JOURNAL is a process diary, monthly digest of choreographic work as well as containing reflections, dialogs, notes and contemplations. It subscribes itself to diverse formats and forms, changing as it goes along, and shaping itself out of the requirements of the moment at hand.
To the Inside

Between two choreographies of Nacho Duato, Staatsballett Berlin performed a marvelous Kylián’s quartet titled Click-Pause-Silence. It was premiered on 11th of November 2000 by Nederlands Dans Theater; Lucent Danstheater Den Haag.

Music structure that holds a choreographic line is a reconstructed composition of J.S. Bach; Präludium No. 24 in b-moll from Das Wohltemperierte Klavier. Kylián and his composer Dirk Haubrich together deconstructed this musical piece, separating it in to the fragments and then building it again to the new whole.

In many ways, this structural gesture regarding the music is already a programatic idea of the choreography; almost autonomous fragments that are capable of reconnecting themselves perpetually to create some new and unexpected relations. Moderate, almost analytical tempo of the work envelops in several frames allowing diverse scenography decisions to logically come together, in a graduation of a thorough dynamic. Each element of the work is therefore in an equal importance scale; dynamic of the image is dispersing itself in to the balanced portions of signs that are emerging gradually; tempo, gesture and form, alienation of the distant positioned screen, fragmentation, loop, deconstruction. Thoughtfully shifting viewer’s gaze on to and in to the different elements that are enveloping in front of our eyes, Kylián succeeds to immerse us in contemplation about heroism of a singularity. Singular meaning here: structured around one’s own position, articulated within itself, communicating an inner form unexchangable. Meticulous and thorough choreography builds the singularism further and opens it to the unexpected spatial and relational solutions.

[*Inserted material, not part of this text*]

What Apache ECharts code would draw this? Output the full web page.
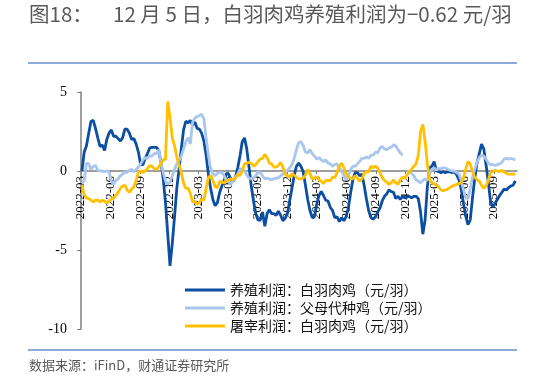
<!DOCTYPE html>
<html><head><meta charset="utf-8">
<script src="https://cdn.jsdelivr.net/npm/echarts@6/dist/echarts.min.js"></script>
<style>html,body{margin:0;padding:0;background:#fff}#c{width:533px;height:380px}</style>
</head><body><div id="c"></div>
<script>
// weekly observations starting 2022-03-04
const firstWeek = [2022, 2, 4];
const tickLabels = ['2022-03','2022-06','2022-09','2022-12','2023-03','2023-06','2023-09','2023-12',
  '2024-03','2024-06','2024-09','2024-12','2025-03','2025-06','2025-09'];
const seriesNames = ['养殖利润：白羽肉鸡（元/羽）','养殖利润：父母代种鸡（元/羽）','屠宰利润：白羽肉鸡（元/羽）'];
const broilerProfit = [
 0.0,1.2,1.6,2.4,3.15,3.2,2.7,2.1,1.55,1.65,
 1.3,2.0,2.4,2.6,2.2,2.2,2.05,1.9,2.1,2.65,
 2.65,2.4,2.0,2.05,1.7,1.2,0.4,0.4,0.8,1.1,
 1.45,1.5,1.5,1.5,1.3,0.55,-0.5,-2.0,-4.0,-6.0,
 -4.6,-2.9,-1.1,0.1,1.4,2.6,3.15,3.05,3.2,2.9,
 3.1,2.7,2.65,2.4,1.9,1.0,-0.2,-1.1,-1.8,-2.2,
 -2.0,-1.35,-0.95,-0.6,-0.15,-0.2,-0.55,-0.65,-0.4,0.2,
 0.95,1.85,2.1,1.4,0.25,-0.95,-1.9,-2.7,-3.1,-3.1,
 -2.6,-3.5,-2.7,-2.45,-2.7,-2.7,-2.8,-2.55,-2.8,-3.15,
 -3.0,-2.7,-1.9,-1.1,-0.3,0.3,0.5,0.3,-0.05,-0.9,
 -1.8,-2.5,-2.95,-2.9,-2.1,-1.55,-1.3,-1.55,-1.85,-1.9,
 -2.3,-2.5,-2.95,-2.9,-3.2,-2.95,-3.15,-2.9,-2.35,-1.4,
 -0.55,-0.1,-0.1,-0.3,-0.2,-0.9,-1.75,-2.5,-2.95,-3.05,
 -2.9,-2.6,-2.35,-1.9,-1.6,-1.45,-1.2,-1.3,-1.35,-1.75,
 -1.6,-1.8,-1.6,-1.7,-1.65,-1.6,-1.7,-1.6,-1.6,-1.75,
 -2.6,-4.0,-3.1,-1.0,0.2,0.3,0.6,0.0,-0.05,-0.1,
 -0.05,-0.1,-0.05,-0.05,-0.1,-0.05,-0.25,-0.55,-1.15,-2.05,
 -2.85,-3.4,-3.1,-1.7,-0.45,0.5,1.1,1.7,1.4,0.4,
 -0.7,-1.95,-2.3,-2.05,-1.8,-1.55,-1.35,-1.15,-1.2,-1.05,
 -0.95,-0.9,-0.62];
const parentProfit = [
 -0.8,-0.6,0.5,0.45,0.1,0.3,0.35,0.05,0.0,0.0,
 -0.05,0.0,-0.05,-0.65,-0.85,-0.6,-0.5,-0.3,-0.2,-0.05,
 -0.1,0.05,0.1,-0.05,0.1,0.25,0.45,0.7,0.85,0.8,
 0.95,0.95,1.1,1.1,1.35,0.5,-0.1,-0.65,-0.85,-0.7,
 -0.3,0.1,0.45,0.65,0.95,1.4,1.85,2.1,1.7,3.1,
 3.35,3.45,3.5,3.6,3.3,2.1,1.0,0.15,-0.15,-0.3,
 -0.15,-0.1,-0.1,-0.3,-0.65,-0.7,-0.85,-0.6,-0.4,-0.2,
 0.1,0.15,0.0,-0.25,-0.45,-0.5,-0.45,-0.3,-0.05,-0.1,
 -0.3,-0.5,-0.45,-0.5,-0.55,-0.5,-0.45,-0.45,-0.3,-0.2,
 -0.1,0.05,0.2,0.4,0.8,1.35,1.8,1.85,1.6,1.2,
 1.15,1.35,1.1,0.95,0.75,0.85,0.7,0.6,0.7,0.5,
 0.45,0.3,0.4,0.45,0.2,0.0,-0.3,-0.55,-0.3,0.1,
 0.3,0.3,0.45,0.6,0.8,0.8,0.9,0.8,1.0,1.0,
 1.2,1.15,1.45,1.55,1.4,1.35,1.45,1.5,1.65,1.6,
 1.35,1.15,1.0,null,-0.1,0.0,-0.15,-0.3,-0.55,-0.65,
 -0.75,-0.6,-0.5,-0.6,-0.2,0.1,0.2,0.05,0.15,0.15,
 0.2,0.2,0.1,0.05,0.0,0.0,-0.1,-0.2,-0.6,-1.2,
 -1.7,-1.75,-1.1,-0.4,0.1,0.55,0.85,1.0,0.95,0.75,
 0.5,0.4,0.4,0.35,0.4,0.45,0.55,0.75,0.8,0.75,
 0.8,0.75,0.7];
const slaughterProfit = [
 -0.9,-1.5,-1.7,-1.75,-1.85,-1.95,-1.85,-1.85,-1.95,-1.85,
 -1.9,-2.05,-1.9,-1.8,-1.7,-1.55,-1.35,-1.1,-0.95,-0.9,
 -1.2,-1.35,-1.15,-1.0,-0.6,-0.05,0.0,-0.1,0.0,0.15,
 0.35,0.3,0.15,0.1,0.25,0.5,0.7,0.75,4.4,3.4,
 2.1,1.6,0.9,0.4,-0.1,-0.75,-1.1,-1.1,-1.4,-1.95,
 -1.9,-2.1,-2.0,-1.8,-1.85,-1.1,-0.45,-0.25,-0.6,-1.0,
 -1.05,-0.65,-0.7,-0.75,-0.6,-0.6,-0.5,-0.55,-0.45,-0.2,
 -0.3,0.0,0.45,0.5,0.55,0.5,0.3,0.4,0.6,0.75,
 0.8,1.05,0.85,0.5,0.45,0.25,0.25,0.35,0.55,0.25,
 -0.2,-0.3,-0.4,-0.2,-0.25,-0.4,-0.5,-0.5,-0.45,-0.25,
 0.1,-0.15,-0.5,-0.45,-0.35,-0.55,-0.65,-0.8,-0.6,-0.6,
 -0.6,-0.4,-0.4,-0.1,0.3,0.5,0.2,-0.2,-0.35,-0.45,
 -0.5,-0.3,-0.45,-0.65,-0.5,-0.15,-0.05,-0.05,0.3,0.2,
 0.3,0.2,-0.1,-0.4,-0.6,-0.7,-0.85,-0.75,-0.55,-0.75,
 -0.85,-0.55,-0.4,-0.45,-0.25,-0.05,0.1,0.3,0.45,1.0,
 2.5,2.95,1.9,0.45,-0.55,-0.75,-0.8,-0.9,-1.0,-1.2,
 -1.25,-1.2,-1.15,-1.05,-0.95,-0.9,-0.85,-0.8,-0.75,-0.45,
 0.1,0.6,0.45,-0.05,-0.4,-0.55,-0.65,-0.9,-1.1,-0.95,
 -0.6,-0.1,-0.05,0.05,0.0,-0.05,0.05,-0.05,-0.15,-0.2,
 -0.2,-0.2,-0.2];

const dates = broilerProfit.map((_, i) => new Date(firstWeek[0], firstWeek[1], firstWeek[2] + 7 * i).getTime());
const pair = arr => arr.map((v, i) => [dates[i], v]);
const tickTimes = tickLabels.map(s => { const p = s.split('-'); return new Date(+p[0], +p[1] - 1, 1).getTime(); });
const pad = n => (n < 10 ? '0' : '') + n;

const chart = echarts.init(document.getElementById('c'), null, {renderer: 'canvas'});
const lineColor = '#8eaadb';
const titleFont = {fontFamily: 'Noto Sans CJK SC', fontSize: 20.5, fill: '#595959'};
chart.setOption({
  animation: false,
  backgroundColor: '#fff',
  grid: {left: 81, right: 16, top: 92, bottom: 51, containLabel: false},
  xAxis: {
    type: 'value',
    min: new Date(2022, 2, 1).getTime(),
    max: new Date(2025, 10, 12).getTime(),
    offset: -158,
    axisLine: {onZero: false, lineStyle: {color: '#7f7f7f', width: 1.5}},
    axisTick: {show: true, customValues: tickTimes, length: 3, lineStyle: {color: '#7f7f7f'}},
    axisLabel: {
      customValues: tickTimes, rotate: 90, margin: 5,
      fontFamily: 'Liberation Serif', fontSize: 13, color: '#000',
      hideOverlap: false, showMinLabel: true, showMaxLabel: true,
      formatter: v => { const d = new Date(v); return d.getFullYear() + '-' + pad(d.getMonth() + 1); }
    },
    splitLine: {show: false}
  },
  yAxis: {
    type: 'value', min: -10, max: 5, interval: 5,
    axisLine: {show: true, lineStyle: {color: '#7f7f7f', width: 1.5}},
    axisTick: {show: true, length: 4, lineStyle: {color: '#7f7f7f'}},
    axisLabel: {fontFamily: 'Liberation Serif', fontSize: 14, color: '#000', margin: 14},
    splitLine: {show: false}
  },
  legend: {
    orient: 'vertical', left: 180, top: 278, itemWidth: 40, itemHeight: 3, itemGap: 4,
    icon: 'rect',
    textStyle: {fontFamily: 'Noto Sans CJK SC', fontSize: 14, color: '#111', lineHeight: 14},
    data: seriesNames
  },
  series: [
    {name: seriesNames[0], type: 'line', data: pair(broilerProfit), symbol: 'none', lineStyle: {color: '#0b4ea2', width: 2.8}, itemStyle: {color: '#0b4ea2'}},
    {name: seriesNames[1], type: 'line', data: pair(parentProfit), symbol: 'none', connectNulls: false, lineStyle: {color: '#a9c6ee', width: 2.8}, itemStyle: {color: '#a9c6ee'}},
    {name: seriesNames[2], type: 'line', data: pair(slaughterProfit), symbol: 'none', lineStyle: {color: '#ffc000', width: 2.8}, itemStyle: {color: '#ffc000'}}
  ],
  graphic: [
    {type: 'text', left: 29, top: 4, style: Object.assign({text: '图18：'}, titleFont)},
    {type: 'text', left: 113, top: 4, style: Object.assign({text: '12 月 5 日，白羽肉鸡养殖利润为−0.62 元/羽'}, titleFont)},
    {type: 'rect', shape: {x: 28, y: 62, width: 489, height: 2}, style: {fill: lineColor}},
    {type: 'rect', shape: {x: 28, y: 349, width: 489, height: 2}, style: {fill: lineColor}},
    {type: 'text', left: 29, top: 359, style: {text: '数据来源：iFinD，财通证券研究所', fontFamily: 'Noto Sans CJK SC', fontSize: 13, fill: '#595959'}}
  ]
});
</script></body></html>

The timespan that the piece occupies is not longer than 20 minutes. Nevertheless, emotion of time seems to be much larger and deeper. This inner innuendo of time channels apart in to diverse layers, allowing different elements of the piece to reveal themselves to the outside and to the inside. This towards the inside motion of the work, this development from the outer to the inside is finding its conclusion in an intriguing moment when the front side of white dance floor is being suddenly lifted a bit, creating an interruption within the stability of the usual scenography, a break in line, an emerging of a volume. “The inside of the envelope is yet another outside, developed (or de-enveloped) otherwise, full of folds, turns, convolutions, and adhesions. Full of invaginations, small heaps, and conglomerations.” as Jean-Luc Nancy would say. Along those lines, Click-Pause-Silence possesses multitude of perspectives, inner and outer, the ones that we are observing and the ones that we are betting on, in a certain sense, the ones that we think autonomously further; while the dance is unfolding and after its end.

A memory that remains is fractured. Talking about it afterwards will bring all kinds of focuses; for some it was bright elusiveness of Bach, for some it is about double vision of projected images, for some (like for me) it was all about the voluminosity of elements. A gaze is allowed to slide, connecting fragments in any possible order and in every order they will convolute to the coherent whole.

Performed by Ilenia Montagnoli, Olaf Kollmannsperger, Vladislav Marinov and Federico Spallitta, the material side of the work offers a challenging framework for calm and contained performativity. Solitary choreographic pattern, eremitic even in relations of a duet or a trio, requires a large portion of expressive moderation: movement articulations in their thoughtfulness that are at the same time alert and vivid. Ilenia Montagnoli masterfully rises to the astringent environment, whereby Kollmannsperger, Marinov and Spallitta would still need a bit of austere execution, steadier in its formality.

Kylián’s work, that often combines form with gestuality, reaches here intriguing asymmetries where movement is understood simultaneously as a dynamic gesture and a flow of form and momentum. Diverse singular lifts and entangled contacts are deepening the proposition of this movement architecture. Exactly that commitment to the formal thoroughness of the movement constructs particular emotional transfer, nostalgia on the brink of a breakdown, sadness that explodes towards the inside, within. Click-Pause-Silence unravels as a digestion of dense moments, structural contemplation that is necessary to render scattered intensities in to some kind of inner building that holds the pattern of time in its place. Recapturing and reoccurring, convoluting and enveloping, as a procedure that enables reading of a meaning of singular presences that are difficult to categorize and grasp on their own.

Staatsballett Berlin embarked with this work within the evening to the challenging contrapunct to Duato’s certainly much more expressionistic position, and that with a great result. Always rooting for more of sophisticated neoformalism I concluded the evening reminiscing with friends about the legacies of Tanztheater and its diverse impacts and readings that are to be found in today’s ballet landscape. Not to be entangled in categories, there are certain flavors of particular era that are inevitably marking a tone of the whole. In this case, we were pondering about the flavors of the 2000s, that feel emotionally to close to consider them as archival past and rationally far enough to start to formalize them more precisely.